[Exercise task]
Will you repeat only the lines from the one with "What Bokeh code" through the one with "from bokeh.resources import INLINE", both included, leaving every picture out?

[Material to process]

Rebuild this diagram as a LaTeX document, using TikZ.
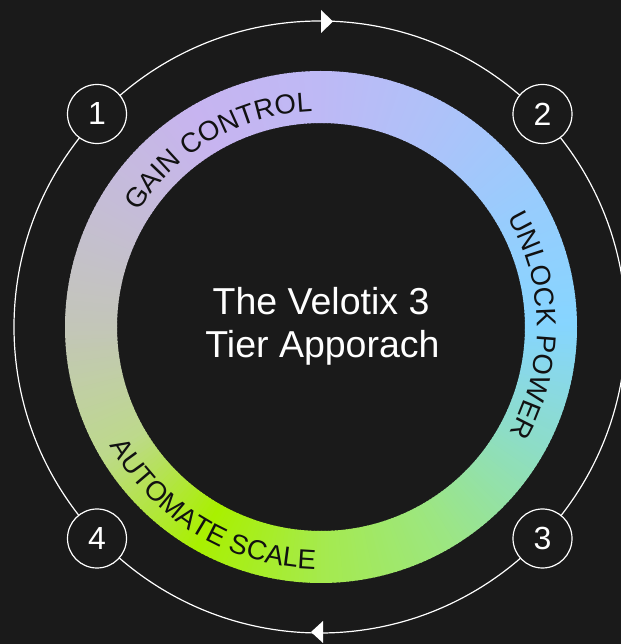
\documentclass[tikz,border=0pt]{standalone}
\usepackage{fontspec}
\setmainfont{Liberation Sans}
\usetikzlibrary{decorations.text}
\definecolor{bg}{HTML}{1A1A1A}
\definecolor{ringtext}{HTML}{111111}
\definecolor{c0}{HTML}{86D5FF}
\definecolor{c1}{HTML}{98CCFD}
\definecolor{c2}{HTML}{AEC2F9}
\definecolor{c3}{HTML}{BEB9F5}
\definecolor{c4}{HTML}{C7B4F0}
\definecolor{c5}{HTML}{C5BDD6}
\definecolor{c6}{HTML}{C3C6B8}
\definecolor{c7}{HTML}{BDD98C}
\definecolor{c8}{HTML}{A9F000}
\definecolor{c9}{HTML}{A5EA4E}
\definecolor{c10}{HTML}{9CE682}
\definecolor{c11}{HTML}{8DDDC6}
\definecolor{c12}{HTML}{86D5FF}
\newcommand\ringfont{\fontsize{27.5}{27.5}\selectfont}
\tikzset{
  numc/.style={circle, draw=white, line width=1.2pt, fill=bg, minimum size=59pt,
    inner sep=0pt, text=white, font=\fontsize{32}{32}\selectfont},
  titletext/.style={text=white, inner sep=0pt, font=\fontsize{37.5}{43}\selectfont},
  ringlabel/.style={decorate, decoration={text along path, text align=center,
    text color=ringtext, text={|\ringfont|#1}}},
  orbit/.style={draw=white, line width=1.2pt},
  tip/.style={fill=white}
}
\begin{document}
\begin{tikzpicture}[x=1pt,y=1pt]
\useasboundingbox (0,0) rectangle (621,644);
\fill[bg] (0,0) rectangle (621,644);
\clip (0,0) rectangle (621,644);
\coordinate (O) at (320,317);
% outer orbit
\draw[orbit] (O) circle[radius=306];
\fill[tip] (321,634) -- (333,622.5) -- (321,611) -- cycle;
\fill[tip] (311,12) -- (323,23) -- (323,1) -- cycle;
% gradient ring
\begin{scope}[shift={(321,317)}]
\foreach \i in {0,...,359}{
  \pgfmathtruncatemacro{\k}{int(\i/30)}
  \pgfmathtruncatemacro{\kn}{\k+1}
  \pgfmathtruncatemacro{\p}{round((\i-30*\k)/30*100)}
  \pgfmathsetmacro{\j}{\i+1.3}
  \colorlet{segc}{c\kn!\p!c\k}
  \fill[segc] (\i:204) arc[start angle=\i, end angle=\j, radius=204]
     -- (\j:256) arc[start angle=\j, end angle=\i, radius=256] -- cycle;
}
\path[ringlabel={GAIN CONTROL}] (180:216) arc[start angle=180, end angle=60, radius=216];
\path[ringlabel={UNLOCK POWER}] (60.5:216) arc[start angle=60.5, end angle=-59.5, radius=216];
\path[ringlabel={AUTOMATE SCALE}] (179:242) arc[start angle=179, end angle=299, radius=242];
\end{scope}
% numbered markers
\node[numc] (n1) at (97,530) {1};
\node[numc] (n2) at (542.5,530) {2};
\node[numc] (n3) at (542.5,105.5) {3};
\node[numc] (n4) at (97,105.5) {4};
% title
\node[titletext, anchor=base] (t1) at (321,329) {The Velotix 3};
\node[titletext, anchor=base] (t2) at (322.5,286) {Tier Apporach};
\end{tikzpicture}
\end{document}
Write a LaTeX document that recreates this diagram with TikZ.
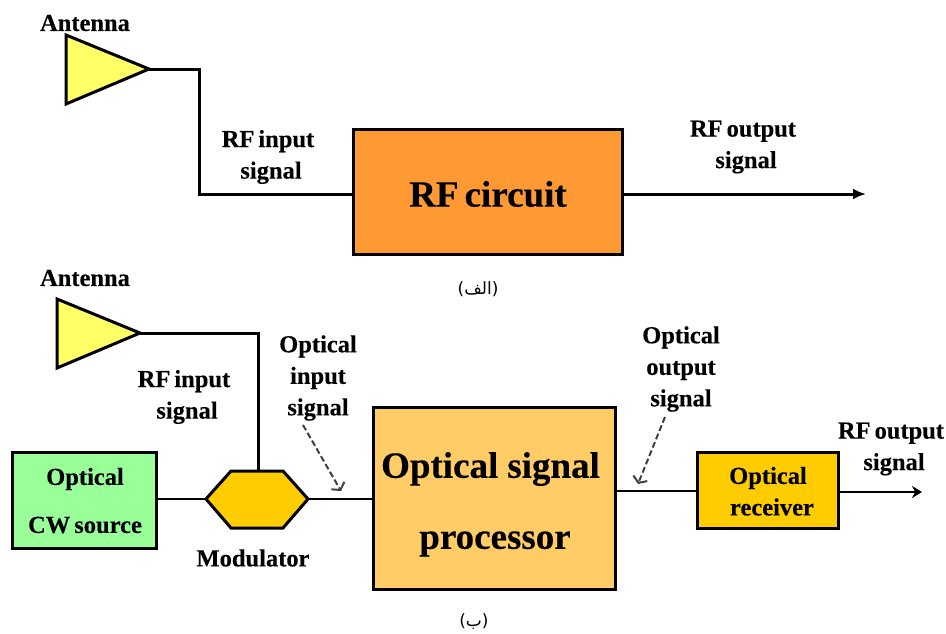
\documentclass[tikz,border=0pt]{standalone}
\usepackage{fontspec}
\setmainfont{Liberation Serif}
\newfontfamily\labfont[WordSpace=0.65,BoldFeatures={FakeBold=0.25}]{Liberation Serif}
\newfontfamily\arabicfont[Script=Arabic]{DejaVu Sans}
\TeXXeTstate=1
\usetikzlibrary{arrows.meta}
\definecolor{antyellow}{HTML}{FFFF66}
\definecolor{rforange}{HTML}{FF9933}
\definecolor{cwgreen}{HTML}{99FF99}
\definecolor{modgold}{HTML}{FFCC00}
\definecolor{procorange}{HTML}{FFCC66}
\tikzset{
  x=1pt,y=-1pt,
  shapeline/.style={draw=black,line width=3pt,line join=miter},
  wire/.style={draw=black,line width=3pt,line join=miter},
  thinwire/.style={draw=black,line width=2.5pt},
  lab/.style={font=\labfont\bfseries\fontsize{24.5}{29}\selectfont,align=center,inner sep=0pt,text=black},
  biglab/.style={font=\labfont\bfseries\fontsize{37}{40}\selectfont,inner sep=0pt,text=black},
  box/.style={shapeline,inner sep=0pt,outer sep=0pt,anchor=north west},
  pointer/.style={draw=black!75,line width=2pt,dash pattern=on 6pt off 3pt,-{Straight Barb[length=5pt,width=15pt]}},
  capt/.style={font=\fontsize{17}{19}\selectfont,inner sep=0pt}
}
\begin{document}
\begin{tikzpicture}
\useasboundingbox (0,0) rectangle (946,633);
% top
\coordinate (a1a) at (66,35);\coordinate (a1b) at (149,69);\coordinate (a1c) at (66,104);
\filldraw[shapeline,fill=antyellow] (a1a)--(a1b)--(a1c)--cycle;
\node[box,fill=rforange,minimum width=269pt,minimum height=125.5pt] (rf) at (353.5,129) {};
\node[biglab] (rft) at (488,194) {RF circuit};
\coordinate (rfout) at (866,194);
\draw[wire] (a1b) -| (199,194) -- (rf.west |- 0,194);
\draw[wire,-{Latex[length=13pt,width=11pt]}] (rf.east |- 0,194) -- (rfout);
\node[lab] (ant1) at (85,23) {Antenna};
\node[lab] (rfin1) at (268,157) {RF input\\[2.5pt]\hspace*{6pt}signal};
\node[lab] (rfout1) at (743,147) {RF output\\[2.5pt]\hspace*{6pt}signal};
\node[capt] (capa) at (478,289) {\arabicfont\beginR(الف)\endR};
% bottom
\coordinate (a2a) at (57,299);\coordinate (a2b) at (140,333);\coordinate (a2c) at (57,368);
\filldraw[shapeline,fill=antyellow] (a2a)--(a2b)--(a2c)--cycle;
\node[box,fill=cwgreen,minimum width=143.5pt,minimum height=95.5pt] (cw) at (12.5,452.5) {};
\coordinate (h1) at (206,499);\coordinate (h2) at (231,471);\coordinate (h3) at (283,471);
\coordinate (h4) at (308,499);\coordinate (h5) at (283,528);\coordinate (h6) at (231,528);
\filldraw[shapeline,fill=modgold] (h1)--(h2)--(h3)--(h4)--(h5)--(h6)--cycle;
\coordinate (modtop) at (258,471);
\node[box,fill=procorange,minimum width=242pt,minimum height=182pt] (proc) at (373.5,407.5) {};
\node[box,fill=modgold,minimum width=140.5pt,minimum height=76pt] (recv) at (697.5,452.5) {};
\coordinate (out) at (922,492);
\draw[wire] (a2b) -| (modtop);
\draw[thinwire] (cw.east |- h1) -- (h1);
\draw[thinwire] (h4) -- (proc.west |- h4);
\draw[thinwire] (proc.east |- 0,491) -- (recv.west |- 0,491);
\draw[thinwire,-{Stealth[length=10pt,width=12pt]}] (recv.east |- out) -- (out);
\node[lab] (ant2) at (85,278) {Antenna};
\node[lab] (rfin2) at (184,397) {RF input\\[2.5pt]\hspace*{6pt}signal};
\node[lab] (oin) at (318,378) {Optical\\[2.5pt]input\\[2.5pt]signal};
\node[lab] (oout) at (681,369) {Optical\\[2.5pt]output\\[2.5pt]signal};
\node[lab] (rfout2) at (891,449) {RF output\\[2.5pt]\hspace*{6pt}signal};
\node[lab] (mod) at (253,558) {Modulator};
\node[lab] (cwa) at (85,479) {Optical};
\node[lab] (cwb) at (85,525) {CW source};
\node[lab] (ra) at (768,478) {Optical};
\node[lab] (rb) at (772,507) {receiver};
\node[biglab] (p1) at (490.5,469) {Optical\hspace{3pt} signal};
\node[biglab] (p2) at (495,544) {processor};
\node[capt] (capb) at (474,621) {\arabicfont\beginR(ب)\endR};
\coordinate (pa) at (303,425);\coordinate (pb) at (341,491);
\coordinate (pc) at (665,417);\coordinate (pd) at (638,484);
\draw[pointer] (pa) -- (pb);
\draw[pointer] (pc) -- (pd);
\end{tikzpicture}
\end{document}
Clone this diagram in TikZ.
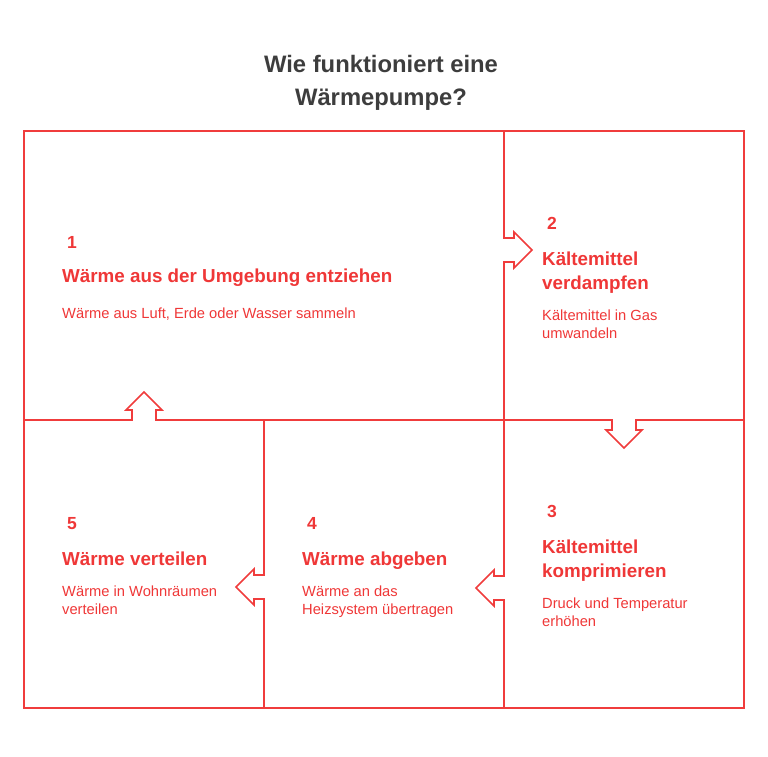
\documentclass[tikz,border=0pt]{standalone}
\usepackage{fontspec}
\setmainfont{Liberation Sans}
\definecolor{redline}{HTML}{F03C3C}
\definecolor{redtext}{HTML}{EF3737}
\definecolor{ink}{HTML}{3D3D3D}
\begin{document}
\begin{tikzpicture}[x=1pt,y=-1pt,
  frame/.style={draw=redline, line width=1.6pt},
  num/.style={anchor=base west, inner sep=0pt, text=redtext, font=\fontsize{17.5}{20}\selectfont\bfseries},
  headtxt/.style={anchor=base west, inner sep=0pt, text=redtext, align=left, font=\fontsize{18.8}{24}\selectfont\bfseries},
  desctxt/.style={anchor=base west, inner sep=0pt, text=redtext, align=left, font=\fontsize{14.7}{17.5}\selectfont},
  titletxt/.style={anchor=base, inner sep=0pt, text=ink, align=center, font=\fontsize{23.8}{33}\selectfont\bfseries}
]
\useasboundingbox (0,0) rectangle (768,756);

% title (base anchor = baseline of last line)
\node[titletxt] (title) at (381,105) {Wie funktioniert eine\\Wärmepumpe?};

% outer frame
\draw[frame] (24,131) rectangle (744,708);

% vertical divider x=504 with right arrow (1->2) and left arrow (3->4)
\draw[frame] (504,131) -- (504,238) -- ++(10,0) -- ++(0,-6) -- ++(18,18) -- ++(-18,18) -- ++(0,-6) -- ++(-10,0)
  -- (504,576) -- ++(-10,0) -- ++(0,-6) -- ++(-18,18) -- ++(18,18) -- ++(0,-6) -- ++(10,0) -- (504,708);

% horizontal divider y=420 with up arrow (5->1) and down arrow (2->3)
\draw[frame] (24,420) -- (132,420) -- ++(0,-10) -- ++(-6,0) -- ++(18,-18) -- ++(18,18) -- ++(-6,0) -- ++(0,10)
  -- (612,420) -- ++(0,10) -- ++(-6,0) -- ++(18,18) -- ++(18,-18) -- ++(-6,0) -- ++(0,-10) -- (744,420);

% vertical divider x=264 with left arrow (4->5)
\draw[frame] (264,420) -- (264,575) -- ++(-10,0) -- ++(0,-6) -- ++(-18,18) -- ++(18,18) -- ++(0,-6) -- ++(10,0) -- (264,708);

% box 1
\node[num] (n1) at (67,248) {1};
\node[headtxt] (h1) at (62,282) {Wärme aus der Umgebung entziehen};
\node[desctxt] (d1) at (62,318) {Wärme aus Luft, Erde oder Wasser sammeln};

% box 2
\node[num] (n2) at (547,229) {2};
\node[headtxt] (h2) at (542,289) {Kältemittel\\verdampfen};
\node[desctxt] (d2) at (542,338) {Kältemittel in Gas\\umwandeln};

% box 3
\node[num] (n3) at (547,517) {3};
\node[headtxt] (h3) at (542,577) {Kältemittel\\komprimieren};
\node[desctxt] (d3) at (542,626) {Druck und Temperatur\\erhöhen};

% box 4
\node[num] (n4) at (307,529) {4};
\node[headtxt] (h4) at (302,565) {Wärme abgeben};
\node[desctxt] (d4) at (302,614) {Wärme an das\\Heizsystem übertragen};

% box 5
\node[num] (n5) at (67,529) {5};
\node[headtxt] (h5) at (62,565) {Wärme verteilen};
\node[desctxt] (d5) at (62,614) {Wärme in Wohnräumen\\verteilen};
\end{tikzpicture}
\end{document}
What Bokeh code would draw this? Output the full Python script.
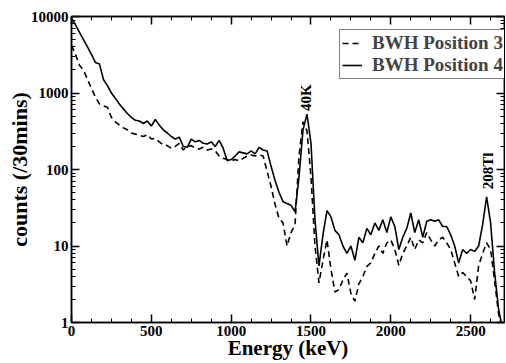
import math
from bokeh.plotting import figure
from bokeh.models import (LinearAxis, LogAxis, FixedTicker, Legend, LegendItem,
                          Label)
from bokeh.embed import file_html
from bokeh.resources import INLINE

energy_kev = [0, 25, 50, 75, 100, 125, 150, 175, 200, 225,
              250, 275, 300, 325, 350, 375, 400, 425, 450, 475,
              500, 525, 550, 575, 600, 625, 650, 675, 700, 725,
              750, 775, 800, 825, 850, 875, 900, 925, 950, 975,
              1000, 1025, 1050, 1075, 1100, 1125, 1150, 1175, 1200, 1225,
              1250, 1275, 1300, 1325, 1350, 1375, 1400, 1425, 1450, 1475,
              1500, 1525, 1550, 1575, 1600, 1625, 1650, 1675, 1700, 1725,
              1750, 1775, 1800, 1825, 1850, 1875, 1900, 1925, 1950, 1975,
              2000, 2025, 2050, 2075, 2100, 2125, 2150, 2175, 2200, 2225,
              2250, 2275, 2300, 2325, 2350, 2375, 2400, 2425, 2450, 2475,
              2500, 2525, 2550, 2575, 2600, 2625, 2650, 2675, 2700]

pos3_counts = [4200, 3200, 2300, 2000, 1500, 1150, 880, 720, 680, 650,
               480, 420, 380, 350, 330, 300, 290, 280, 270, 285,
               250, 255, 230, 210, 205, 190, 200, 220, 180, 200,
               205, 190, 185, 195, 180, 185, 175, 150, 140, 135,
               130, 135, 130, 140, 150, 155, 150, 155, 150, 95,
               60, 35, 23, 20, 10, 15, 19, 150, 420, 320,
               80, 10, 3.3, 6.5, 12, 5, 2.5, 2.7, 3.6, 4.4,
               2.4, 1.9, 3.2, 4, 5.4, 6, 8, 10, 8, 11,
               12, 9, 5.6, 8, 10, 13, 9, 12, 11, 15,
               12, 10, 12, 13, 11, 9, 6, 4, 4.5, 4,
               3.5, 2, 5.5, 8, 11, 9, 3.5, 1.3, 0.8]

pos4_counts = [9500, 7800, 6200, 5000, 4000, 3200, 2500, 2400, 1500, 1250,
               1000, 850, 720, 620, 540, 480, 440, 430, 400, 430,
               370, 450, 380, 330, 300, 270, 250, 265, 200, 195,
               250, 230, 240, 220, 215, 230, 200, 240, 190, 130,
               135, 150, 170, 165, 160, 175, 160, 195, 180, 175,
               110, 72, 50, 38, 36, 34, 28, 80, 330, 530,
               220, 22, 5.5, 14, 29, 24, 16, 14, 10, 8,
               10, 6.5, 13, 11, 17, 14, 20, 16, 22, 15,
               24, 18, 9, 13, 17, 27, 15, 22, 13, 21,
               22, 21, 22, 18, 18, 14, 10, 6, 9, 8,
               9, 8.5, 10, 19, 44, 20, 4.5, 1.5, 0.8]

series_names = ["BWH Position 3", "BWH Position 4"]
x_ticks = [0, 500, 1000, 1500, 2000, 2500]
x_tick_labels = ["0", "500", "1000", "1500", "2000", "2500"]
y_ticks = [1, 10, 100, 1000, 10000]
y_tick_labels = ["1", "10", "100", "1000", "10000"]
peak_names = ["40K", "208Tl"]
peak_energy = [1470, 2606]
peak_label_counts = [580, 55]

FONT = "Liberation Serif"
x_minor = [m for m in range(0, 2750, 125) if m % 500]
y_minor = [d * k for d in (1, 10, 100, 1000) for k in range(2, 10)]

p = figure(width=505, height=362, x_range=(0, 2712), y_range=(1, 10000),
           y_axis_type="log", output_backend="svg", toolbar_location=None,
           min_border_left=71, min_border_right=1, min_border_top=16,
           min_border_bottom=39)
p.grid.visible = False
p.outline_line_color = "black"
p.outline_line_width = 1.5
p.background_fill_color = "white"
p.border_fill_color = "white"

r3 = p.line(energy_kev, pos3_counts, line_color="black", line_width=1.6,
            line_dash="6 4")
r4 = p.line(energy_kev, pos4_counts, line_color="black", line_width=1.6)

xa = p.xaxis[0]
xa.ticker = FixedTicker(ticks=x_ticks, minor_ticks=x_minor)
xa.major_label_overrides = {t: l for t, l in zip(x_ticks, x_tick_labels)}
ya = p.yaxis[0]
ya.ticker = FixedTicker(ticks=y_ticks, minor_ticks=y_minor)
ya.major_label_overrides = {t: l for t, l in zip(y_ticks, y_tick_labels)}

top = LinearAxis(ticker=FixedTicker(ticks=x_ticks, minor_ticks=x_minor),
                 major_label_overrides={t: "" for t in x_ticks},
                 major_label_standoff=0)
right = LogAxis(ticker=FixedTicker(ticks=y_ticks, minor_ticks=y_minor),
                major_label_overrides={t: "" for t in y_ticks},
                major_label_standoff=0)
p.add_layout(top, "above")
p.add_layout(right, "right")

for ax in (xa, ya, top, right):
    ax.major_tick_in = 8
    ax.major_tick_out = 0
    ax.minor_tick_in = 4
    ax.minor_tick_out = 0
    ax.axis_line_width = 1.5
    ax.axis_line_color = "black"
    ax.major_tick_line_width = 1.5
    ax.minor_tick_line_width = 1
    ax.major_label_text_font = FONT
    ax.major_label_text_font_style = "bold"
    ax.major_label_text_color = "black"
    ax.major_label_text_font_size = "15px"

for ax in (top, right):
    ax.major_label_text_font_size = "1px"

for ax in (xa, ya):
    ax.major_label_standoff = 3
    ax.axis_label_text_font = FONT
    ax.axis_label_text_font_style = "bold"
    ax.axis_label_text_color = "black"

xa.axis_label = "Energy (keV)"
xa.axis_label_text_font_size = "21px"
xa.axis_label_standoff = -3
ya.axis_label = "counts (/30mins)"
ya.axis_label_text_font_size = "22px"
ya.axis_label_standoff = -4

legend = Legend(items=[LegendItem(label=series_names[0], renderers=[r3]),
                       LegendItem(label=series_names[1], renderers=[r4])],
                location=(268, 243))
legend.label_text_font = FONT
legend.label_text_font_style = "bold"
legend.label_text_font_size = "19px"
legend.label_height = 18
legend.glyph_height = 18
legend.glyph_width = 20
legend.label_standoff = 10
legend.spacing = 0
legend.padding = 2
legend.margin = 0
legend.border_line_color = "black"
legend.border_line_width = 1.5
legend.background_fill_alpha = 1
p.add_layout(legend)

for name, ex, ey in zip(peak_names, peak_energy, peak_label_counts):
    p.add_layout(Label(x=ex, y=ey, text=name, angle=math.pi / 2,
                       text_font=FONT, text_font_style="bold",
                       text_font_size="15px", text_align="left",
                       text_baseline="middle", text_color="black"))

open("out.html", "w").write(file_html(p, INLINE))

[Completed exercise]
What Bokeh code would draw this? Output the full Python script.
import math
from bokeh.plotting import figure
from bokeh.models import (LinearAxis, LogAxis, FixedTicker, Legend, LegendItem,
                          Label)
from bokeh.embed import file_html
from bokeh.resources import INLINE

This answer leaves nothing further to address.